Même si Leuteria lui a dit qu'elle travaillait parce qu'elle avait besoin de subvenir aux besoins de ses enfants, Herminio a continué à la déranger et à la harceler ; il lui a demandé si elle voulait sortir avec lui. Il la harcelait, la regardant de la tête aux pieds pendant que s'écoulaient les heures de garde. Herminio a conspiré avec les autres policiers pour la faire travailler chaque jour sans repos en guise de punition pour être une policière. Le plus cruel, c'est qu'il l'a menacée si elle ne couchait pas avec lui et qu'il allait tout faire pour lui retirer son travail. Juste parce qu’elle n’avait pas de mari, il la traitait de folle.

Leuteria a parlé avec le président municipal du harcèlement qu'elle subissait, des insultes qu'Herminio lui avait infligées et de la fois où il lui avait dit de quitter son travail parce qu'elle ne voulait pas l'épouser. Après le 15 novembre 2024, elle appelle ses parents pour leur dire qu'elle a parlé avec le président municipal. Les autorités locales ne lui ont pas prêté attention. En outre, on ajoute qu'ils ne l'ont même pas payée à temps et que le maigre salaire a été reversé à Arturo pour que ses enfants aient à manger à leur faim.
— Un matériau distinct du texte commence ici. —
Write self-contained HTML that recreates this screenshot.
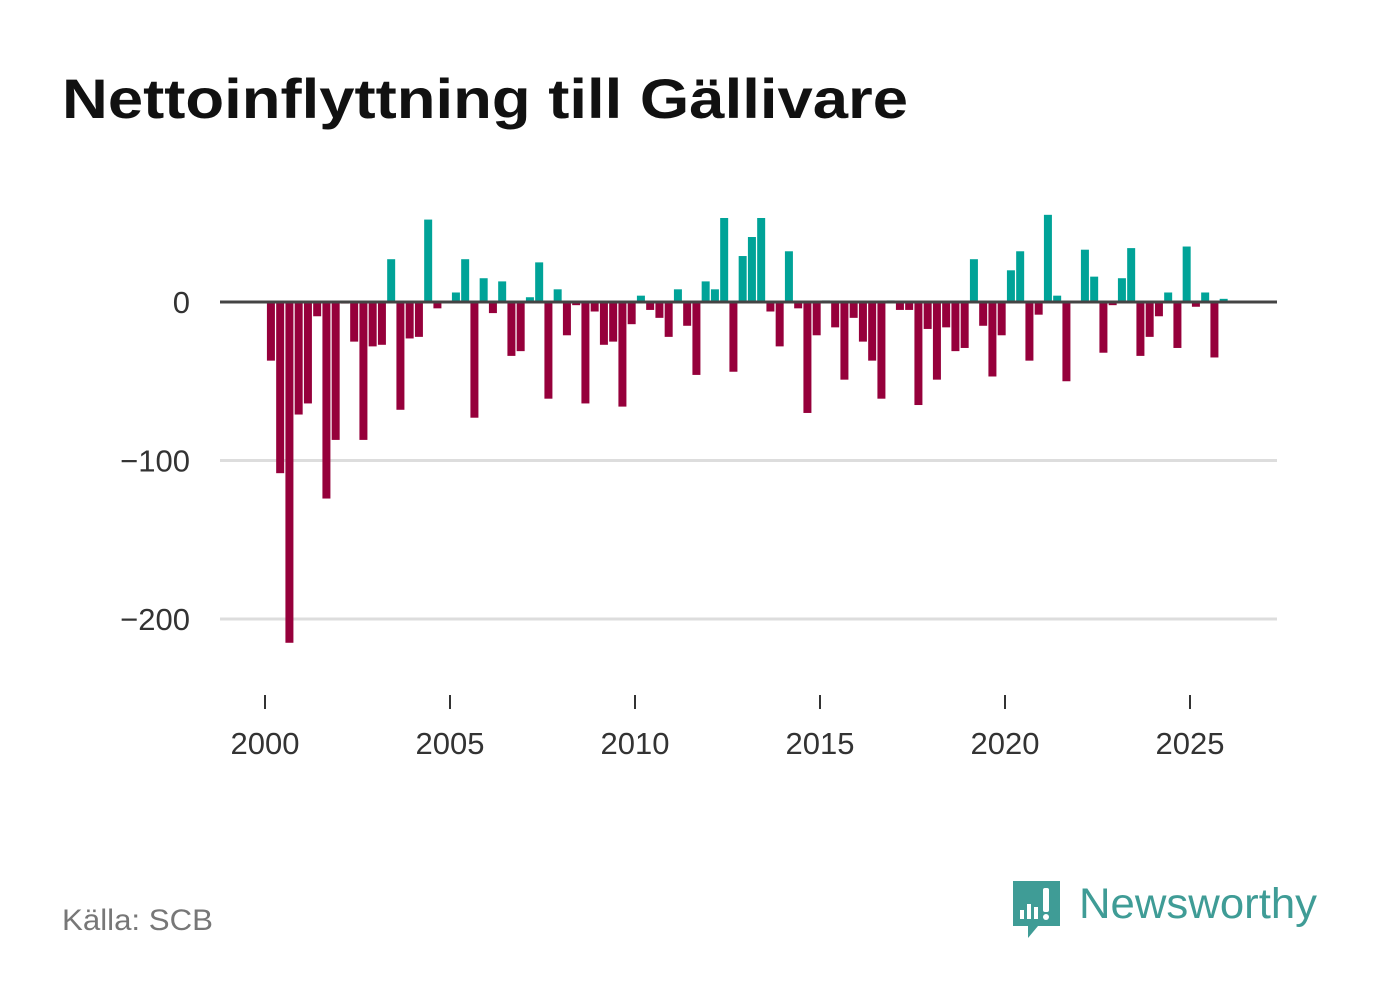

En novembre 2024, Herminio est arrivé à la colonie Lázaro Cárdenas, où vivait Leuteria, sous prétexte qu'il cherchait des chambres à louer. Vers le 20 décembre 2024, Leuteria est allée voir ses parents et leur a dit qu'elle avait été déplacée de son emploi de cuisinière au foyer municipal du DIF pendant environ une semaine. Elle a ensuite été transférée dans les transports en commun. Herminio n'a pas cessé de la harceler et de la brutaliser. La violence s'est intensifiée le 5 janvier lorsqu'elle a été sauvagement agressée. Le meurtrier a été arrêté. La douleur au cœur, les membres de la famille demandent que justice soit faite.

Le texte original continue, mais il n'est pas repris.